In a multiprocessor system with a shared memory/address-space, a need for coherence(i.e program order preserved, atomic access, serial writes) between caches arises when one of its data is modified. There're diferent solutions that suit better each context.
- Centrilized Shared-Memory Architectures:
- bandwidth needs increase as cpus grows, implies non-scalable;
- symmetrical multiprocessor(SMP);
- snoopy(a.k.a bus watching) scheme.
- Implemented Protocols:
-
MSI: Basic cache coherency protocol, cache states update accordingly to bus(broadcasting data and issuing new states) and cpu(writes/reads) requests.
-
MOESI: Adds more complexity to the possible assumed states; now the set of tag+address, which eventually translates into a virtual address, can be exclusive or owned by certain caches.
-
Types of states:
- M - store modifies cache(main memory is invalid), if re-writen a write-back happens.
- O - a cache owns data, which can be shared as valid in other caches, the main memory isn't yet updated if there is read memory access is then aborted, if re-writen a write-back happens.
- E - preserved in only one cache, exclusive to it, main memory is clean(data must have been writen-back, or there was a read miss in that cache level which the main memory had to supply, still clean).
- S - read modifies cache(address required are valid in one of the caches and then shared), memory access is aborted.

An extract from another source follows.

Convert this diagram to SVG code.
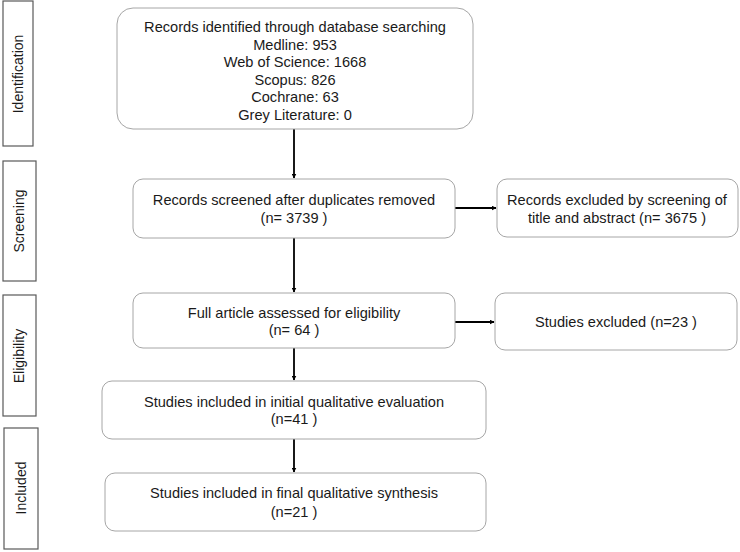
<svg xmlns="http://www.w3.org/2000/svg" width="740" height="552" viewBox="0 0 740 552">
<defs>
<marker id="ah" viewBox="0 0 10 10" refX="9" refY="5" markerWidth="5" markerHeight="5" orient="auto" markerUnits="userSpaceOnUse">
<path d="M0,0 L10,5 L0,10 z" fill="#000"/>
</marker>
<style>
.box{fill:#fff;stroke:#a6a6a6;stroke-width:1}
.side{fill:#fff;stroke:#595959;stroke-width:1.2}
.t{font-family:"Liberation Sans",Arial,sans-serif;font-size:14.6px;fill:#1a1a1a;text-anchor:middle}
.s{font-family:"Liberation Sans",Arial,sans-serif;font-size:14px;fill:#1a1a1a;text-anchor:middle}
.c{stroke:#000;stroke-width:1.8;fill:none;marker-end:url(#ah)}
</style>
</defs>
<rect width="740" height="552" fill="#fff"/>
<g id="side-identification">
<rect class="side" x="3" y="1" width="30" height="145"/>
<text class="s" transform="translate(23,74) rotate(-90)">Identification</text>
</g>
<g id="side-screening">
<rect class="side" x="3" y="161" width="33" height="120"/>
<text class="s" transform="translate(24,221) rotate(-90)">Screening</text>
</g>
<g id="side-eligibility">
<rect class="side" x="3" y="295" width="33" height="121"/>
<text class="s" transform="translate(24,356) rotate(-90)">Eligibility</text>
</g>
<g id="side-included">
<rect class="side" x="4" y="428" width="34" height="121"/>
<text class="s" transform="translate(26,488) rotate(-90)">Included</text>
</g>
<g id="connectors">
<line class="c" x1="294" y1="129" x2="294" y2="178"/>
<line class="c" x1="455" y1="208" x2="496" y2="208"/>
<line class="c" x1="294" y1="238" x2="294" y2="292"/>
<line class="c" x1="455" y1="322" x2="494" y2="322"/>
<line class="c" x1="294" y1="348" x2="294" y2="380"/>
<line class="c" x1="294" y1="439" x2="294" y2="472"/>
</g>
<g id="n-identified">
<rect class="box" x="117" y="8" width="356" height="121" rx="16"/>
<text class="t" x="295" y="32">Records identified through database searching</text>
<text class="t" x="295" y="49.5">Medline: 953</text>
<text class="t" x="295" y="67">Web of Science: 1668</text>
<text class="t" x="295" y="84.5">Scopus: 826</text>
<text class="t" x="295" y="102">Cochrane: 63</text>
<text class="t" x="295" y="119.5">Grey Literature: 0</text>
</g>
<g id="n-screened">
<rect class="box" x="133" y="179" width="322" height="59" rx="10"/>
<text class="t" x="294" y="205">Records screened after duplicates removed</text>
<text class="t" x="294" y="223">(n= 3739 )</text>
</g>
<g id="n-excluded1">
<rect class="box" x="497" y="179" width="241" height="58" rx="10"/>
<text class="t" x="617" y="205">Records excluded by screening of</text>
<text class="t" x="617" y="223">title and abstract (n= 3675 )</text>
</g>
<g id="n-fulltext">
<rect class="box" x="133" y="293" width="322" height="55" rx="10"/>
<text class="t" x="294" y="318">Full article assessed for eligibility</text>
<text class="t" x="294" y="335">(n= 64 )</text>
</g>
<g id="n-excluded2">
<rect class="box" x="495" y="293" width="242" height="57" rx="10"/>
<text class="t" x="616" y="327">Studies excluded (n=23 )</text>
</g>
<g id="n-initial">
<rect class="box" x="102" y="381" width="384" height="58" rx="10"/>
<text class="t" x="294" y="407">Studies included in initial  qualitative  evaluation</text>
<text class="t" x="294" y="424">(n=41 )</text>
</g>
<g id="n-final">
<rect class="box" x="105" y="473" width="381" height="58" rx="10"/>
<text class="t" x="294" y="498">Studies included in final qualitative synthesis</text>
<text class="t" x="294" y="517">(n=21 )</text>
</g>
</svg>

- I - read miss if tag isn't present, write-invalidate if other caches overwrites it.
-
- Distributed:
- physically distribuited;
- tipically non-uniform accesses time, asymmetrical;
- interconnection network.
- Implemented Protocol: Directory scheme.
About Sync:
- In a Thread-Level parallelism context sync is needed for criticaly shared memory addresses accesses.
- All these protocols assume that there is syncronicy and atomicity between operations.
- We can achive this by implementing a spin lock whithin the program code, if the ISA support such instructions(i.e. load-link and store-coditional).
Caches and processors were add to demonstrate MSI, you might want to add a different cache if using the MOESI state machine so then the correct bus probing wire have a corresponding width to the new added states. How to connect/communicate caches and how to use the implemented MOESI state machine can be figured out by looking at the inner working in the original msi_main.v and cache.v files.
If more caches and cores are added you'll have to propagate the data writen on bus to all other caches and coordinate the writes on bus since now you can't point the bus_reply of one cache(the new state for address) directly at the input of the other cache module (you'll have many bus_reply's, one for each core), a bus arbitrer for a common data bus is necessary and eventually will became a bottle neck as the number caches increases(there you have it! the directory protocol!). You can substitute the MSI implementation with MOESI after some ajustments.
The blocking technique is welcome as it decreases L1 cache capacity failures and exploit other features which, in the long run, allow us to stop accumulating a huge amount of time spent only with the latency to access different levels of the hierarchy. No need to change hardware to perform a better matrix multiplications. The submatrix B size(blocking factor) used in the multiplication must fit in your L1.